I was mostly right! I managed to convincingly smash my way through my first two rounds, then struggled a bit in round 3 before managing to take the win. This put me into top 4, where I pushed through semis to finals.
And then I got absolutely butchered in the finals. Some of this was the Silverquill deck I was playing into. Some of this was just making a large number of blunders. I’m of the opinion that Silverquill, with just a few good cards is much, much stronger than almost every college in this set, because it’s the only one that really gets rewarded for going on the offensive. Repartee and Prepared spells are just incredibly synergistic, much more than having some +1/+1 counters, or a bit of lifegain. And with games stalling out, cards like Summoned Dromedary and Inkling Mascot just do so much.
Overall Thoughts
I generally liked Secrets of Strixhaven. That said, I have some thoughts about the seeded packs.

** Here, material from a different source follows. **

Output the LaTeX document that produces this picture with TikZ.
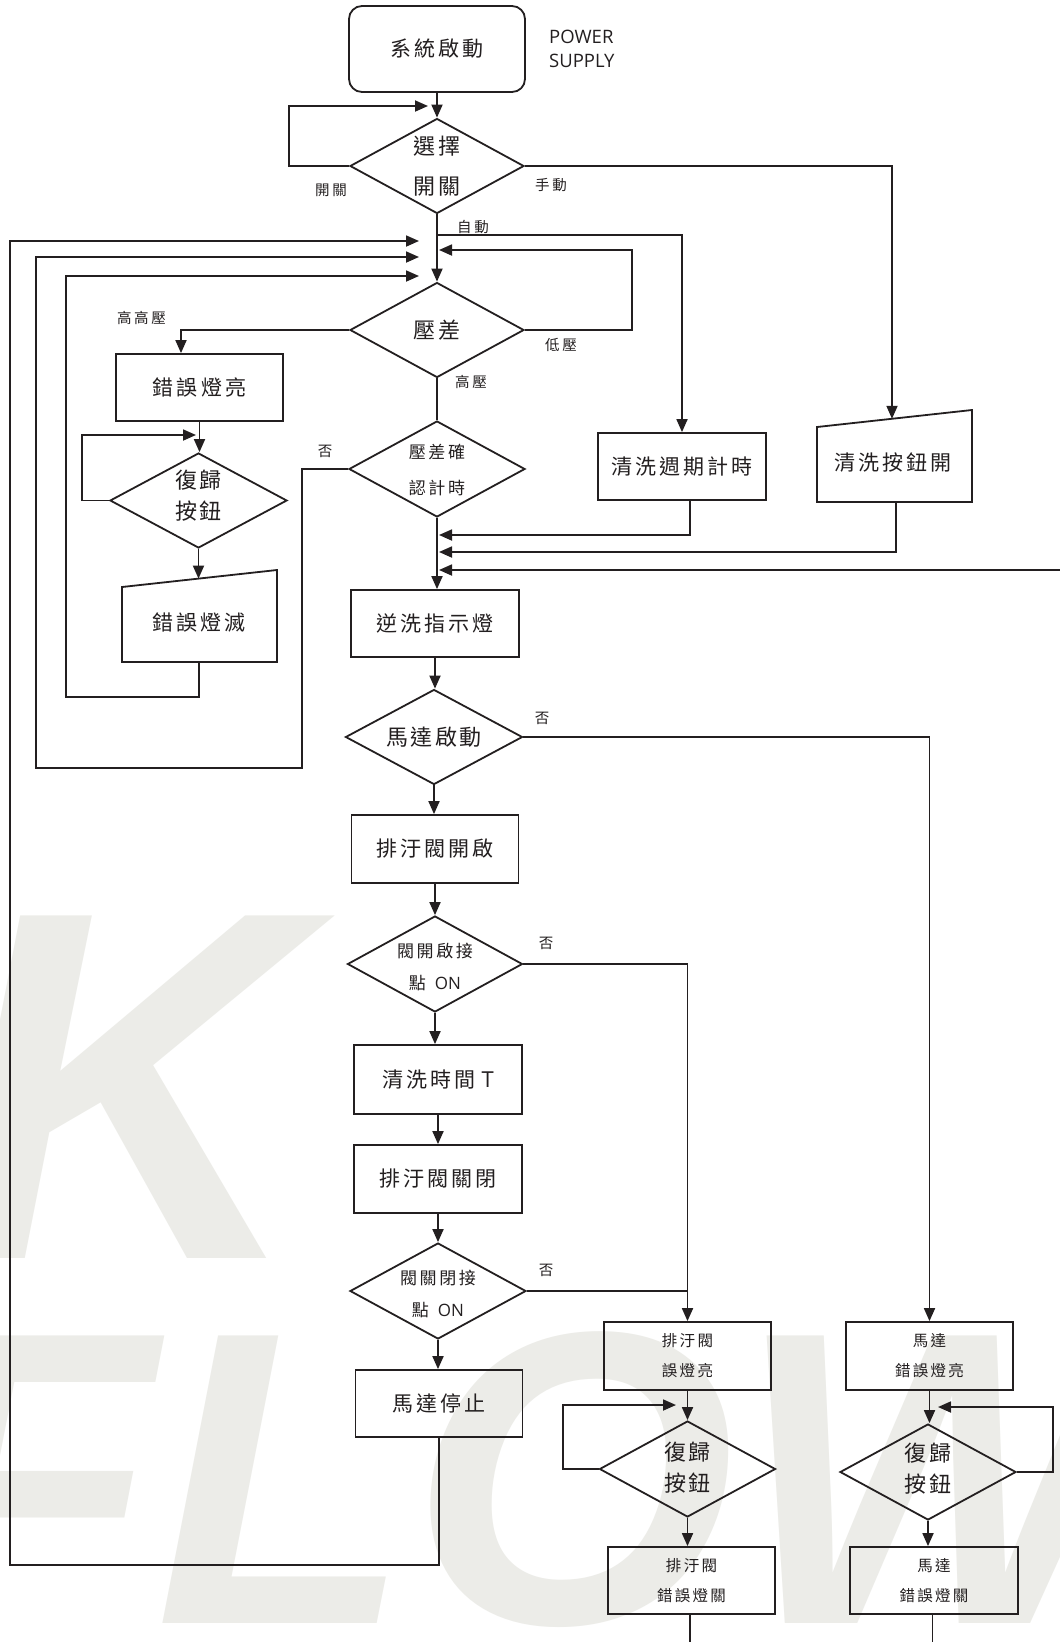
\documentclass[tikz,border=0pt]{standalone}
\usepackage{fontspec}
\usetikzlibrary{shapes.geometric,arrows.meta}
\setmainfont{Open Sans}
\newfontfamily\cjk{Noto Sans CJK TC}
\newfontfamily\cjkA{Noto Sans CJK TC}[LetterSpace=15]
\newfontfamily\cjkB{Noto Sans CJK TC}[LetterSpace=12]
\newfontfamily\cjkC{Noto Sans CJK TC}[LetterSpace=18]
\newfontfamily\wmfont{Liberation Sans}
\definecolor{lc}{RGB}{35,31,32}
\definecolor{wmc}{RGB}{236,236,232}
\begin{document}
\begin{tikzpicture}[x=1pt,y=-1pt,
  ln/.style={draw=lc,line width=1.8pt},
  arr/.style={ln,-{Triangle[length=13pt,width=11pt]}},
  bx/.style={draw=lc,line width=1.8pt,rectangle,inner sep=0pt,minimum width=167pt,minimum height=68pt,align=center},
  dia/.style={draw=lc,line width=1.8pt,diamond,inner sep=0pt,minimum width=176pt,minimum height=96pt},
  tbig/.style={text=lc,inner sep=0pt,font=\cjkA\fontsize{21}{25}\selectfont},
  tdia/.style={text=lc,inner sep=0pt,align=center,font=\cjkB\fontsize{22}{31}\selectfont},
  tmid/.style={text=lc,inner sep=0pt,align=center,font=\cjkA\fontsize{17}{32}\selectfont},
  tsm/.style={text=lc,inner sep=0pt,align=center,font=\cjkA\fontsize{15.5}{30}\selectfont},
  tlab/.style={text=lc,inner sep=0pt,font=\cjkC\fontsize{14.5}{16}\selectfont},
  wm/.style={anchor=base west,inner sep=0pt,text=wmc}
]
\useasboundingbox (0,0) rectangle (1060,1642);
\fill[white] (0,0) rectangle (1060,1642);
\begin{scope}
\clip (0,0) rectangle (1060,1642);
\node[wm,font=\wmfont\bfseries\itshape\fontsize{498}{498}\selectfont] (wmK) at (-55,1258) {K};
\node[wm,font=\wmfont\bfseries\itshape\fontsize{418}{418}\selectfont] (wmF) at (-100,1623) {FLOW};
\end{scope}

% ---- nodes ----
\node[bx,tbig,rounded corners=13pt,minimum width=176pt,minimum height=86pt] (start) at (437,49) {系統啟動};
\node[anchor=west,align=left,text=lc,inner sep=0pt,font=\fontsize{18.5}{24}\selectfont] (ps) at (549,48.5) {POWER\\SUPPLY};

\node[dia,minimum width=174pt,minimum height=95pt] (d1) at (437,166) {};
\node[tdia] (d1t) at (437,166) {選擇\\[9pt]開關};
\node[tlab] (l1) at (331,190) {開關};
\node[tlab] (l2) at (551,185) {手動};
\node[tlab] (l3) at (473,227) {自動};

\node[dia,minimum width=174pt,minimum height=95pt] (d2) at (437,330) {};
\node[tdia] (d2t) at (437,330) {壓差};
\node[tlab] (l4) at (141.5,318) {高高壓};
\node[tlab] (l5) at (561,345) {低壓};
\node[tlab] (l6) at (471,382) {高壓};

\node[bx,tbig,minimum height=67pt] (e1) at (199.5,387.5) {錯誤燈亮};
\node[dia,minimum width=177pt,minimum height=95pt] (d3) at (198.5,500.5) {};
\node[tdia] (d3t) at (198.5,495.5) {復歸\\按鈕};

\node[tlab] (l7) at (325,451) {否};
\node[dia] (d4) at (437,469) {};
\node[tmid] (d4t) at (437,470) {壓差確\\[4pt]認計時};

\node[bx,tbig,minimum width=168pt,minimum height=67pt] (b2) at (682,466.5) {清洗週期計時};
\draw[ln] (817,427) -- (972,410) -- (972,502) -- (817,502) -- cycle;
\node[tbig] (t2t) at (893,463) {清洗按鈕開};

\draw[ln] (122,587) -- (277,570) -- (277,662) -- (122,662) -- cycle;
\node[tbig] (t1t) at (199,622) {錯誤燈滅};

\node[bx,tbig,minimum width=168pt,minimum height=67pt] (b3) at (435,623.5) {逆洗指示燈};
\node[dia,minimum width=177pt,minimum height=95pt] (d5) at (434,737) {};
\node[tdia] (d5t) at (434,737) {馬達啟動};
\node[tlab] (l8) at (542,718) {否};

\node[bx,tbig] (b4) at (435,849) {排汙閥開啟};
\node[dia,minimum width=175pt] (d6) at (435,964) {};
\node[tmid] (d6t) at (435,967) {閥開啟接\\點\hspace{9pt}{\rmfamily ON}};
\node[tlab] (l9) at (546,943) {否};

\node[bx,tbig,minimum width=168pt,minimum height=69pt] (b5) at (438,1079.5) {清洗時間{\rmfamily\fontsize{22}{25}\selectfont\ T}};
\node[bx,tbig,minimum width=168pt] (b6) at (438,1179) {排汙閥關閉};
\node[dia] (d7) at (438,1291) {};
\node[tmid] (d7t) at (438,1294) {閥關閉接\\點\hspace{9pt}{\rmfamily ON}};
\node[tlab] (l10) at (546,1270) {否};
\node[bx,tbig,minimum height=67pt] (b7) at (439,1403.5) {馬達停止};

\node[bx,tsm] (b8) at (687.5,1356) {排汙閥\\誤燈亮};
\node[dia] (d8) at (687.5,1469) {};
\node[tdia] (d8t) at (687.5,1468) {復歸\\按鈕};
\node[bx,tsm,minimum height=67pt] (b9) at (691.5,1580.5) {排汙閥\\錯誤燈關};

\node[bx,tsm] (b10) at (929.5,1356) {馬達\\錯誤燈亮};
\node[dia] (d9) at (928,1472) {};
\node[tdia] (d9t) at (928,1469) {復歸\\按鈕};
\node[bx,tsm,minimum width=168pt,minimum height=67pt] (b11) at (934,1580.5) {馬達\\錯誤燈關};

% ---- named coordinates ----
\coordinate (j0) at (428,106);
\coordinate (t2top) at (892,418.8);
\coordinate (t2bot) at (896,502);
\coordinate (t1top) at (199,578.6);
\coordinate (t1bot) at (199,662);
\coordinate (k1) at (437,235);
\coordinate (j1) at (419,241);
\coordinate (j2) at (419,257);
\coordinate (j3) at (419,276);
\coordinate (j4) at (439,250);
\coordinate (j5) at (196,435);
\coordinate (j6) at (439,535);
\coordinate (j7) at (439,552);
\coordinate (j8) at (439,570);
\coordinate (edgeR) at (1062,570);
\coordinate (c1) at (10,1565);
\coordinate (j9) at (676,1405);
\coordinate (j10) at (938,1407);
\coordinate (bot) at (0,1650);

% ---- connectors ----
\draw[arr] (start.south) -- (d1.north);
\draw[arr] (d1.west) -- (289,166) -- (289,106) -- (j0);
\draw[arr] (d1.east) -| (t2top);
\draw[arr] (d1.south) -- (d2.north);
\draw[arr] (k1) -| (b2.north);
\draw[arr] (b7.south) |- (c1) -- (10,241) -- (j1);
\draw[arr] (d4.west) -- (302,469) -- (302,768) -- (36,768) -- (36,257) -- (j2);
\draw[arr] (t1bot) -- (199,697) -- (66,697) -- (66,276) -- (j3);
\draw[arr] (d2.east) -- (632,330) -- (632,250) -- (j4);
\draw[arr] (d2.west) -| ([xshift=-18.5pt]e1.north);
\draw[arr] (e1.south) -- (e1.south |- d3.north);
\draw[arr] (d3.west) -- (82,500.5) -- (82,435) -- (j5);
\draw[arr] (d3.south) -- (d3.south |- t1top);
\draw[ln] (d2.south) -- (d4.north);
\draw[arr] (d4.south) -- (d4.south |- b3.north);
\draw[arr] ([xshift=8pt]b2.south) |- (j6);
\draw[arr] (t2bot) |- (j7);
\draw[arr] (edgeR) -- (j8);
\draw[arr] (b3.south) -- (b3.south |- d5.north);
\draw[arr] (d5.east) -| (b10.north);
\draw[arr] (d5.south) -- (d5.south |- b4.north);
\draw[arr] (b4.south) -- (b4.south |- d6.north);
\draw[arr] (d6.east) -| (b8.north);
\draw[arr] (d6.south) -- (d6.south |- b5.north);
\draw[arr] (b5.south) -- (b5.south |- b6.north);
\draw[arr] (b6.south) -- (b6.south |- d7.north);
\draw[ln] (d7.east) -- (d7.east -| b8.north);
\draw[arr] (d7.south) -- (d7.south |- b7.north);
\draw[arr] (b8.south) -- (b8.south |- d8.north);
\draw[arr] (d8.west) -- (563,1469) -- (563,1405) -- (j9);
\draw[arr] (d8.south) -- (d8.south |- b9.north);
\draw[ln] ([xshift=-1.5pt]b9.south) -- ([xshift=-1.5pt]b9.south |- bot);
\draw[arr] (b10.south) -- (b10.south |- d9.north);
\draw[arr] (d9.east) -- (1053,1472) -- (1053,1407) -- (j10);
\draw[arr] (d9.south) -- (d9.south |- b11.north);
\draw[ln] ([xshift=-1.5pt]b11.south) -- ([xshift=-1.5pt]b11.south |- bot);
\end{tikzpicture}
\end{document}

I haven’t minded seeded packs previously. Both Khans and Avatar used them, and I thought they were pretty good. To be more specific: I didn’t feel like I lost games in those sets because my opponent had a ended up a with a better color of seeded packs.
That’s not really true of Secrets of Strixhaven. Both events I went to, Silverquill just absolutely cleaned people out. I did some free play against a friend’s pool yesterday. He rebuilt it into Silverquill, and… I got cleaned out again.
Some archetypes are going to be better in some formats, and some pools are going to be stronger. But it felt like some Strixhaven sealed pools would always go to time, and some would absolutely run over anything in their way with value commons and uncommons. And you could sway your odds if your pool was Silverquill-seeded.
I didn’t like that much.
Also, bring back foil year stamps on promo cards! I know you can do it Wizards. Wizards said they did it to “reduce the number of cards that store owners have to care about, and to make things easier if release dates change” but like… they are doing special versions of Japanese-only alt arts exclusively found in collector boosters.
You can add a single special card to prereleases, you cheap weasels.